## [Your goal]
Print word for word the first line of the listing below and every line after it, through the line with "var svgHeight = 338;". Leave out the pictures and the rest.

## [Recorded data]
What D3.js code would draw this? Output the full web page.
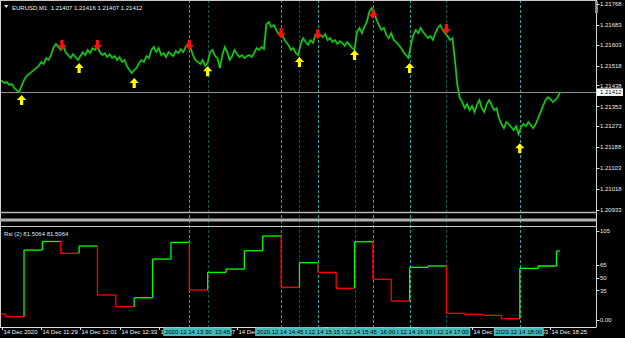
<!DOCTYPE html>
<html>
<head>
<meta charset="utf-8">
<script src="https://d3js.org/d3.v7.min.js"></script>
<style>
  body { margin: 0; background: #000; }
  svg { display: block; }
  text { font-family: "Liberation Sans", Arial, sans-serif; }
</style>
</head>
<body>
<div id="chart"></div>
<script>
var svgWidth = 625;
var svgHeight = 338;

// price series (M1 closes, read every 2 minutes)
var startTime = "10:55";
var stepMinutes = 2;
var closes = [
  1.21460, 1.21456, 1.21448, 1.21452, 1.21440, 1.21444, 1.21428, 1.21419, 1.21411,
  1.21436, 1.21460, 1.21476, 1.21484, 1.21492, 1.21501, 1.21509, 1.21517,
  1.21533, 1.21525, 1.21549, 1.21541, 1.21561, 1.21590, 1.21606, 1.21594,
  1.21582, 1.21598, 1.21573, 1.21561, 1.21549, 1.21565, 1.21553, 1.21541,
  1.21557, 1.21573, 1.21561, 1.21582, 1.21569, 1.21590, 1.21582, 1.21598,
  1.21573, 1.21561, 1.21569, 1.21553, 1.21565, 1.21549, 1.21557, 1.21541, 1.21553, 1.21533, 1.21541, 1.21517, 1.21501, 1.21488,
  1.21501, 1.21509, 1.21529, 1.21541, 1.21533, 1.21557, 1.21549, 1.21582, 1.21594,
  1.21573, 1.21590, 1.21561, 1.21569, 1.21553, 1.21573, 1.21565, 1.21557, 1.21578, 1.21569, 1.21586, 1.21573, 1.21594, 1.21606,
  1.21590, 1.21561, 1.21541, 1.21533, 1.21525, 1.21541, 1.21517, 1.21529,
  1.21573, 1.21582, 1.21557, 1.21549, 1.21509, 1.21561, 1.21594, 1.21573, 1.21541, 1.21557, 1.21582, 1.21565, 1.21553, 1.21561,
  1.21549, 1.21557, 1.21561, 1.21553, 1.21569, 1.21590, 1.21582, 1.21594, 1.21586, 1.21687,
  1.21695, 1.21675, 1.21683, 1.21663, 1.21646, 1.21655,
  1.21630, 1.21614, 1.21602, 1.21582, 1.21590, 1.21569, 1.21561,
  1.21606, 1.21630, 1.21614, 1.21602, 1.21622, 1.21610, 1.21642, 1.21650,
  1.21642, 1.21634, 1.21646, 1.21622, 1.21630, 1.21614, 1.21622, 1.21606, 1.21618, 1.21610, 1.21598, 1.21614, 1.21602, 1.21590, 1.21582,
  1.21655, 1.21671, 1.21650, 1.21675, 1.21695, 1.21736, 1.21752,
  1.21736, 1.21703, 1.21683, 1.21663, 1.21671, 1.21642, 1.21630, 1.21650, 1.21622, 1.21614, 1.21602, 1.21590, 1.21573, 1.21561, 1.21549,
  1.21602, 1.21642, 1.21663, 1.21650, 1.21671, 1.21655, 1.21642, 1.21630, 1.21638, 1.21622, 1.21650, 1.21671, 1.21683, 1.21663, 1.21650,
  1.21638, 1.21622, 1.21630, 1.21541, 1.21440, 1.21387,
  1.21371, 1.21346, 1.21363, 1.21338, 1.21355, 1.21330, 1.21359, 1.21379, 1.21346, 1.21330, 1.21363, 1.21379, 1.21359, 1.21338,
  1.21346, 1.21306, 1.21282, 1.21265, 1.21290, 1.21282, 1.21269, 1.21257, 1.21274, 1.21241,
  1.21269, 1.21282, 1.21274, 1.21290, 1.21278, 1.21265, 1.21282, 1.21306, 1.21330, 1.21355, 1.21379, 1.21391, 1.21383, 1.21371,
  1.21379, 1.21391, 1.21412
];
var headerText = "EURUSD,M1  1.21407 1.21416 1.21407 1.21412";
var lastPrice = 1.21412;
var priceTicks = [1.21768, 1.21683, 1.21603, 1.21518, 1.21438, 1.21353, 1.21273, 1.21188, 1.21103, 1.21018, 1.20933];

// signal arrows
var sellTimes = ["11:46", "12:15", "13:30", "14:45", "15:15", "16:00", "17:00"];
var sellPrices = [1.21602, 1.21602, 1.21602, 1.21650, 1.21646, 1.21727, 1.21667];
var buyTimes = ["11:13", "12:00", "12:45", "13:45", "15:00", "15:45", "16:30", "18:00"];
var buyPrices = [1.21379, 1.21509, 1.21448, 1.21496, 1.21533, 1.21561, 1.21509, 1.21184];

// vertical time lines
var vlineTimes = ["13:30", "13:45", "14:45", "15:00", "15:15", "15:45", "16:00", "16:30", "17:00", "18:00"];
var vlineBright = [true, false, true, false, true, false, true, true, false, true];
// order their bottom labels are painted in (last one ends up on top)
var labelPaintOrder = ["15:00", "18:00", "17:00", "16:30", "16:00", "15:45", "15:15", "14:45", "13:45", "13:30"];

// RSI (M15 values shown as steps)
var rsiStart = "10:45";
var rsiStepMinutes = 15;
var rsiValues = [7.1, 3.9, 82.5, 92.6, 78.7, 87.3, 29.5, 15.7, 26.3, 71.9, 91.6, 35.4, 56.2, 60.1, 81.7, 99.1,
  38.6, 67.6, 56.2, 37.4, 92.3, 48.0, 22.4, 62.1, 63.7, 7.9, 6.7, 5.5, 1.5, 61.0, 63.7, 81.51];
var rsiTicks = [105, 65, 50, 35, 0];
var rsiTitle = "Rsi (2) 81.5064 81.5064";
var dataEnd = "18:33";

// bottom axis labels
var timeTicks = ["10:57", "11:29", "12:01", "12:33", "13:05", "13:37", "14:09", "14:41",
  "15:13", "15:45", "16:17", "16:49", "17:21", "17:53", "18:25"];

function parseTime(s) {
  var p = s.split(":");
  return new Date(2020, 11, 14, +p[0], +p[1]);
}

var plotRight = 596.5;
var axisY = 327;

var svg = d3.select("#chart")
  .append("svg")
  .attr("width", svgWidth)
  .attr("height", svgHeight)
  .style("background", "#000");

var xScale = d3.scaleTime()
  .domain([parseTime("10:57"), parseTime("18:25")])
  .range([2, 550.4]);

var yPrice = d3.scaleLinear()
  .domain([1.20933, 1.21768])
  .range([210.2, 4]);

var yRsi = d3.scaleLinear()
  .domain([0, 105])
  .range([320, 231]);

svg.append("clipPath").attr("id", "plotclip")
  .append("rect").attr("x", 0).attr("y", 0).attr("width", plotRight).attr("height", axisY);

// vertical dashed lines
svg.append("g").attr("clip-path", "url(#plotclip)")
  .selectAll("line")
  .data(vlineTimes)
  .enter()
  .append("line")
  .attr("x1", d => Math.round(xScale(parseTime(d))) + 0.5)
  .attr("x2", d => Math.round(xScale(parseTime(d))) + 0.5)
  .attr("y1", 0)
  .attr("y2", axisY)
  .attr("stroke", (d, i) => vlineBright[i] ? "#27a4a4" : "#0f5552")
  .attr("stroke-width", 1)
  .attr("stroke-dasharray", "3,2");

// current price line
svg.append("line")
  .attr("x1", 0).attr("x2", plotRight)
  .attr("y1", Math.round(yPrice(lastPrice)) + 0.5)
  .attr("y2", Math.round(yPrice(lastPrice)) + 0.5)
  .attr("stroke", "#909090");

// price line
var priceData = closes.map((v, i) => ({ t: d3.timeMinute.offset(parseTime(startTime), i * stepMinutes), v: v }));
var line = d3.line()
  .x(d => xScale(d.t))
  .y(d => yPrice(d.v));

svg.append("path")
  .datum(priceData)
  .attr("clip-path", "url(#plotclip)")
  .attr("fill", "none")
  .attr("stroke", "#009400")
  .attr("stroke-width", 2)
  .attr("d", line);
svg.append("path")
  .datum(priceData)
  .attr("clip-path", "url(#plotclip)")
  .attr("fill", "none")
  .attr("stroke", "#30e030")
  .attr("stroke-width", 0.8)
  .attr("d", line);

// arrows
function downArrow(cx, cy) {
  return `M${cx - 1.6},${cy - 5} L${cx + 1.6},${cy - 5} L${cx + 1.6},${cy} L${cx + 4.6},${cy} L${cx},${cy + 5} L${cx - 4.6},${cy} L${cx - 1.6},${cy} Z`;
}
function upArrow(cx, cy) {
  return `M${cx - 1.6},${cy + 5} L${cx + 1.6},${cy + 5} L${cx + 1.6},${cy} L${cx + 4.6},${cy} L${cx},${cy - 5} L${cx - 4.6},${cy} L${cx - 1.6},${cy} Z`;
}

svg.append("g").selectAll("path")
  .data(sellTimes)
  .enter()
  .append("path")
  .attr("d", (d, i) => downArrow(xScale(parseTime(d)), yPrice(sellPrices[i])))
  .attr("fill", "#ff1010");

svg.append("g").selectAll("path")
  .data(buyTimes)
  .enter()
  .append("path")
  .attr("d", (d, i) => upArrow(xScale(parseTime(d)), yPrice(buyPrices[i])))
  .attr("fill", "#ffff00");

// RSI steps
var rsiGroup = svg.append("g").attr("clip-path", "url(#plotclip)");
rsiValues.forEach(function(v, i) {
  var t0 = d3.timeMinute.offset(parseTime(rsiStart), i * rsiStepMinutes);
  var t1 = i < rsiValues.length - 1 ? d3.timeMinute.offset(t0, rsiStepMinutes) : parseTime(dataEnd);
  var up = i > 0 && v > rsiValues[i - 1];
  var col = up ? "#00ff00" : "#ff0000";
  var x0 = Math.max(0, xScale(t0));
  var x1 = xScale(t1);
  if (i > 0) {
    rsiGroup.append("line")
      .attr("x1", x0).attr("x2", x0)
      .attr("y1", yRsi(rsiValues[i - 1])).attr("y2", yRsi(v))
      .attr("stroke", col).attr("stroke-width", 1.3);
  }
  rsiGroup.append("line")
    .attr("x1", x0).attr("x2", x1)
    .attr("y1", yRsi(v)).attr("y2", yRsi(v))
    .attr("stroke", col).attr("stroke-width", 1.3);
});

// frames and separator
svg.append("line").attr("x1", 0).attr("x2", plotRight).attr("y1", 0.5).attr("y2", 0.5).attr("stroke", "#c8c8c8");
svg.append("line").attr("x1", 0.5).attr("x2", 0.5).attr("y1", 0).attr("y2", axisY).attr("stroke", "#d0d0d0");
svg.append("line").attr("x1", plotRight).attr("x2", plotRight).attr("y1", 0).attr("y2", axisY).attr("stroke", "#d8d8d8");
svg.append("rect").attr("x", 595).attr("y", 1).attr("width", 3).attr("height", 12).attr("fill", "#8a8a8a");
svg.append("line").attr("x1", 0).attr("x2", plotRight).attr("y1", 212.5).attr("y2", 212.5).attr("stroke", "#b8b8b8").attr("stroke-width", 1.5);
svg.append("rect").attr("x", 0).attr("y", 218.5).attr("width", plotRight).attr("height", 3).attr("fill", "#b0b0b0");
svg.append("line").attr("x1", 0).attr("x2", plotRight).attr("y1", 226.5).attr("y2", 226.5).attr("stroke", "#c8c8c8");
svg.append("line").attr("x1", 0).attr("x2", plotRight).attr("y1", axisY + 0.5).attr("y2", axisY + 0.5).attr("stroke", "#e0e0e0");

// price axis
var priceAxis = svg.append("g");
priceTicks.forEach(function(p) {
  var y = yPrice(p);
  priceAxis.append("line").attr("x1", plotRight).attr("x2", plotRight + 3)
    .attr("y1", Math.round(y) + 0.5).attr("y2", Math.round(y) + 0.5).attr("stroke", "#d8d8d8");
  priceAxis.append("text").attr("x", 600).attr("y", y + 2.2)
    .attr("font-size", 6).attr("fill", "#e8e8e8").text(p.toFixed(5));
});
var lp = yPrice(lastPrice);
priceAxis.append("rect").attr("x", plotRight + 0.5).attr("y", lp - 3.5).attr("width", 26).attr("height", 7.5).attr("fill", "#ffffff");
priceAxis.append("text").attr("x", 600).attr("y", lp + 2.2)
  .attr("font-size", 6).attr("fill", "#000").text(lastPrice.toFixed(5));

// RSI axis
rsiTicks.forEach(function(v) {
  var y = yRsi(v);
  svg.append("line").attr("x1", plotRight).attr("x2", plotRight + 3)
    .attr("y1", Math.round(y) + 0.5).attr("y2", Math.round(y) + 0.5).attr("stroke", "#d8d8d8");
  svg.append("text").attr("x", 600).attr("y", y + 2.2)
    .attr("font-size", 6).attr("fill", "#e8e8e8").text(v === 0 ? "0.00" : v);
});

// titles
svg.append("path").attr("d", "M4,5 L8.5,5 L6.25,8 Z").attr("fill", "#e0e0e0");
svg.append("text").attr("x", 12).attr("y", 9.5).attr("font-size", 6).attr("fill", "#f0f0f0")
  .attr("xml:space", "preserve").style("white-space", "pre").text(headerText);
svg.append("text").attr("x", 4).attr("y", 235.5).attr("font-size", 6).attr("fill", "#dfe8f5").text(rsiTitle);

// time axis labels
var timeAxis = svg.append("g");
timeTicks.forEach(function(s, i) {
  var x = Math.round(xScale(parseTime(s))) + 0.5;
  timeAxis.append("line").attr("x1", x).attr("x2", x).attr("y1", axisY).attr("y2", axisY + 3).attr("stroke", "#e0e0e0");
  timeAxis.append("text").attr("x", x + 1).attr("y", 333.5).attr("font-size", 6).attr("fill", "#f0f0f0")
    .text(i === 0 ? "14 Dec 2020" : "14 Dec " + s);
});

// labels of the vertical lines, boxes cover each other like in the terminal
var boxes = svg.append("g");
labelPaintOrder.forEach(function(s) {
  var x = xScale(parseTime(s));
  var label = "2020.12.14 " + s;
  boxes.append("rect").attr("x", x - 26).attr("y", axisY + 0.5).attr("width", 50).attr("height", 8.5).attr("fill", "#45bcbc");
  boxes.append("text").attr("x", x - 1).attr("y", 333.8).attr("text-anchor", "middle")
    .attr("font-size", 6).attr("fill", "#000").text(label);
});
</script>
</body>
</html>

## [Solution below]
What D3.js code would draw this? Output the full web page.
<!DOCTYPE html>
<html>
<head>
<meta charset="utf-8">
<script src="https://d3js.org/d3.v7.min.js"></script>
<style>
  body { margin: 0; background: #000; }
  svg { display: block; }
  text { font-family: "Liberation Sans", Arial, sans-serif; }
</style>
</head>
<body>
<div id="chart"></div>
<script>
var svgWidth = 625;
var svgHeight = 338;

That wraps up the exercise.